DİASPORA KATKI SUNMALI

Diasporaya da buradan seslenmek gerekiyor. Avrupa'da yaşayanlar, akrabalarını Avrupa'ya çekmekten ziyade burada onlara ekonomik katkıda bulunabilirler. Onlara yaşam alanı ve imkân sağlayabilirler buralarda. Yoksa bu bölgenin tamamen boşaltılması ilerleyen dönemlerde de büyük demografik değişikliklere sebep olabilir. Sanki bunun altyapısı da hazırlanıyor. Hükümet ve devlet tarafından dolaylı bir teşvik var. Sesini çıkarmıyor, bu konuda yorum bile yapmıyor ve bunun önünü açıyor.

Öngörüm şu ki bu şehirler büyük oranda göçertilecek. Çünkü gittiğimiz yerlerde bile insan yoktu. Olan insanlar da arayış içerisinde ‘Nasıl giderim?’ diye. Hatta ben Afşin'e bağlı Oğlak Kayası köyüne gittiğimde gencin biri gelip bana ‘Benim yurt dışı işlemlerimi yapan kişi enkaz altında kaldı yaşamını yitirdi Mereş'te. Ben ne yapabilirim?’ deyip benden yardım istedi. İnsanlar bu anlamda insan kaçakçılarının da eline düşebilir. Belki şu an acı taze, cenazelerin bir kısmı hala yerde, enkazda defnedilmeyen cenazeler var ama uzun vadede bu bölge büyük bir tehlike altında.”

HERKESE GÖREV DÜŞÜYOR

HDP’li Ömer Öcalan, yıkılan evlerin yapımında sadece devlete değil, muhaliflerden STK’lara geniş bir kesime de sorumluluk düştüğünü vurgulayarak, şunları ekledi: “Gerçekten bu evler nasıl yapılmış? İnsan hayret ediyor. Bir kâğıt gibi çöken devasa binalar vardı. Kesinlikle bundan sonra yapılması gereken öncelikli şey, imar ve emlak rantının önüne geçmek.
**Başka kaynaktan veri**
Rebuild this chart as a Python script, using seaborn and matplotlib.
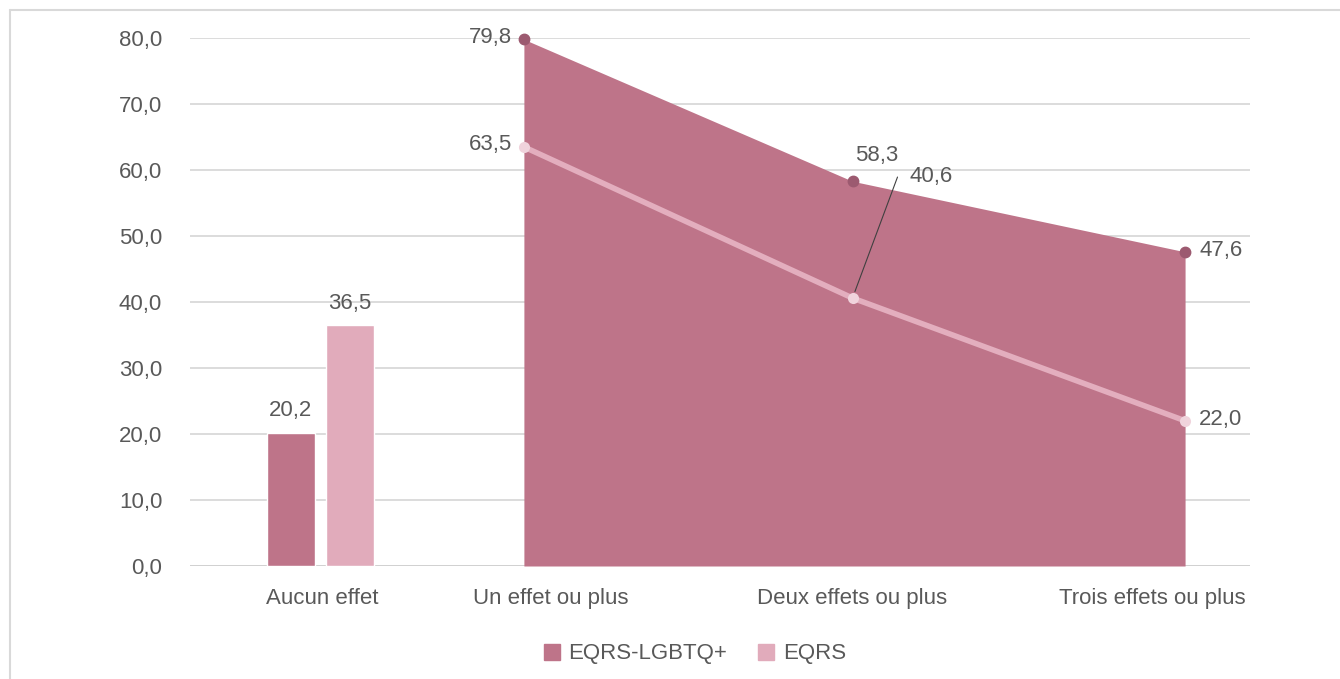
import numpy as np
import pandas as pd
import matplotlib
matplotlib.use('Agg')
import matplotlib.pyplot as plt
import seaborn as sns
from matplotlib.lines import Line2D
from matplotlib.patches import Patch

# data
categories = ['Aucun effet', 'Un effet ou plus', 'Deux effets ou plus', 'Trois effets ou plus']
series_names = ['EQRS-LGBTQ+', 'EQRS']
none_lgbtq = 20.2
none_eqrs = 36.5
lgbtq_vals = [79.8, 58.3, 47.6]
eqrs_vals = [63.5, 40.6, 22.0]
y_ticks = [0, 10, 20, 30, 40, 50, 60, 70, 80]

# colours
dark = '#BE7489'
light = '#E1ABBB'
dark_marker = '#9C5A70'
light_line = '#E3AEBE'
light_marker = '#F0D3DC'
grid_col = '#D9D9D9'
text_col = '#595959'

sns.set_style('white')
plt.rcParams['font.family'] = ['Liberation Sans', 'DejaVu Sans']
FS = 16

# positions (axis units, 4 category slots)
bar_x = [0.381, 0.604]
bar_w = 0.181
pt_x = [1.26, 2.5, 3.755]
label_x = [0.5, 1.36, 2.5, 3.63]

fig = plt.figure(figsize=(13.4, 6.79), dpi=100)
ax = fig.add_axes([190 / 1340, 1 - 566 / 679, 1060 / 1340, 528 / 679])

for y in y_ticks:
    ax.axhline(y, color=grid_col, lw=1.3, zorder=0)
ax.axhline(0, color='#D0D0D0', lw=2, zorder=1)

ax.bar(bar_x[0], none_lgbtq, width=bar_w, color=dark, zorder=2)
ax.bar(bar_x[1], none_eqrs, width=bar_w, color=light, zorder=2)


def fmt(v):
    return f'{v:.1f}'.replace('.', ',')


lab_kw = dict(textcoords='offset pixels', va='center', fontsize=FS, color=text_col)
ax.annotate(fmt(none_lgbtq), (bar_x[0], none_lgbtq), xytext=(0, 22), ha='center', **lab_kw)
ax.annotate(fmt(none_eqrs), (bar_x[1], none_eqrs), xytext=(0, 22), ha='center', **lab_kw)

# area series
ax.fill_between(pt_x, 0, lgbtq_vals, color=dark, lw=0, zorder=2)
ax.plot(pt_x, lgbtq_vals, ls='none', marker='o', ms=7.5, color=dark_marker, zorder=4,
        clip_on=False)

# line series
df = pd.DataFrame({'x': pt_x, 'y': eqrs_vals})
sns.lineplot(data=df, x='x', y='y', ax=ax, color=light_line, lw=4, zorder=3,
             marker='o', markersize=8, markerfacecolor=light_marker,
             markeredgewidth=0)

ax.annotate(fmt(lgbtq_vals[0]), (pt_x[0], lgbtq_vals[0]), xytext=(-12, 2), ha='right', **lab_kw)
ax.annotate(fmt(lgbtq_vals[1]), (pt_x[1], lgbtq_vals[1]), xytext=(24, 26), ha='center', **lab_kw)
ax.annotate(fmt(lgbtq_vals[2]), (pt_x[2], lgbtq_vals[2]), xytext=(14, 1), ha='left', **lab_kw)
ax.annotate(fmt(eqrs_vals[0]), (pt_x[0], eqrs_vals[0]), xytext=(-12, 2), ha='right', **lab_kw)
ax.annotate(fmt(eqrs_vals[2]), (pt_x[2], eqrs_vals[2]), xytext=(14, 1), ha='left', **lab_kw)
# leader line label
ax.annotate('', (pt_x[1], eqrs_vals[1]), xytext=(45, 121), textcoords='offset pixels',
            arrowprops=dict(arrowstyle='-', color='#404040', lw=0.8,
                            shrinkA=0, shrinkB=5))
ax.annotate(fmt(eqrs_vals[1]), (pt_x[1], eqrs_vals[1]), xytext=(57, 122), ha='left', **lab_kw)

ax.set_xlim(0, 4)
ax.set_ylim(0, 80)
ax.set_yticks(y_ticks)
ax.set_yticklabels([fmt(v) for v in y_ticks], fontsize=FS, color=text_col)
ax.set_xticks(label_x)
ax.set_xticklabels(categories, fontsize=FS, color=text_col)
ax.tick_params(axis='both', length=0)
ax.tick_params(axis='y', pad=20)
ax.tick_params(axis='x', pad=16)
ax.set_xlabel('')
ax.set_ylabel('')
for s in ax.spines.values():
    s.set_visible(False)

handles = [Patch(color=dark, label=series_names[0]), Patch(color=light, label=series_names[1])]
fig.legend(handles=handles, loc='center', bbox_to_anchor=(695 / 1340, 1 - 654 / 679),
           ncol=2, frameon=False, fontsize=FS, handlelength=0.7, handleheight=0.7,
           handletextpad=0.4, columnspacing=1.4, labelcolor=text_col)

# outer border (left and top visible)
fig.add_artist(Line2D([10 / 1340, 10 / 1340], [0, 1 - 10 / 679], color=grid_col, lw=1.5,
                      transform=fig.transFigure))
fig.add_artist(Line2D([10 / 1340, 1], [1 - 10 / 679, 1 - 10 / 679], color=grid_col, lw=1.5,
                      transform=fig.transFigure))

fig.savefig('out.png', dpi=100)
plt.close()
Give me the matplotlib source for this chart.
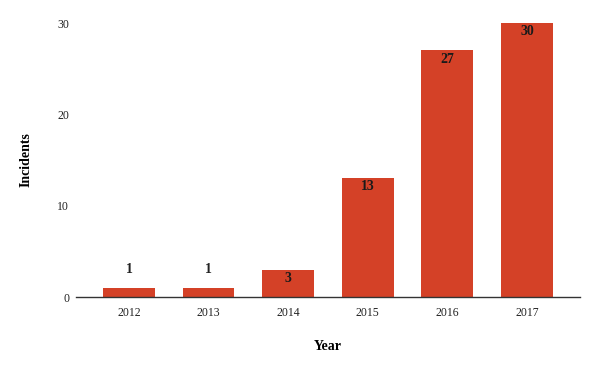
import matplotlib.pyplot as plt

# Dados
years = ['2012', '2013', '2014', '2015', '2016', '2017']
incidents = [1, 1, 3, 13, 27, 30]

plt.rcParams['font.family'] = ['Liberation Serif', 'DejaVu Serif']

fig = plt.figure(figsize=(5.96, 3.66), dpi=100)
ax = fig.add_axes([0.1275, 0.1885, 0.8455, 0.7485])

x = list(range(len(years)))
bars = ax.bar(x, incidents, width=0.65, color='#D44127')

# rótulos de valor
for xi, v in zip(x, incidents):
    if v < 3:
        ax.text(xi, v + 2.0, str(v), ha='center', va='center', fontsize=10,
                fontweight='bold', color='#222222')
    else:
        ax.text(xi, v - 0.95, str(v), ha='center', va='center', fontsize=10,
                fontweight='bold', color='#1a1a1a')

ax.set_xlim(-0.666, 5.666)
ax.set_ylim(0, 30)
ax.set_xticks(x)
ax.set_xticklabels(years)
ax.set_yticks([0, 10, 20, 30])
ax.tick_params(length=0, labelsize=8.5, colors='#222222')
ax.tick_params(axis='x', pad=7)
ax.tick_params(axis='y', pad=5)

for s in ['top', 'right', 'left']:
    ax.spines[s].set_visible(False)
ax.spines['bottom'].set_color('#333333')
ax.spines['bottom'].set_linewidth(1)

ax.set_xlabel('Year', fontsize=10, fontweight='bold', labelpad=15)
ax.set_ylabel('Incidents', fontsize=10, fontweight='bold', labelpad=18)

fig.savefig('out.png', dpi=100)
Burada tabii ki kurumsal olarak belediyelere de Çevre Şehircilik Bakanlığı ve diğer kurumlara da iş düşüyor. Bunlardan ziyade bizler, sivil toplum kuruluşları, muhalifler, demokratlar, akademisyenler ve solcuların da böyle bir çalışma yürütmesi gerekiyor.”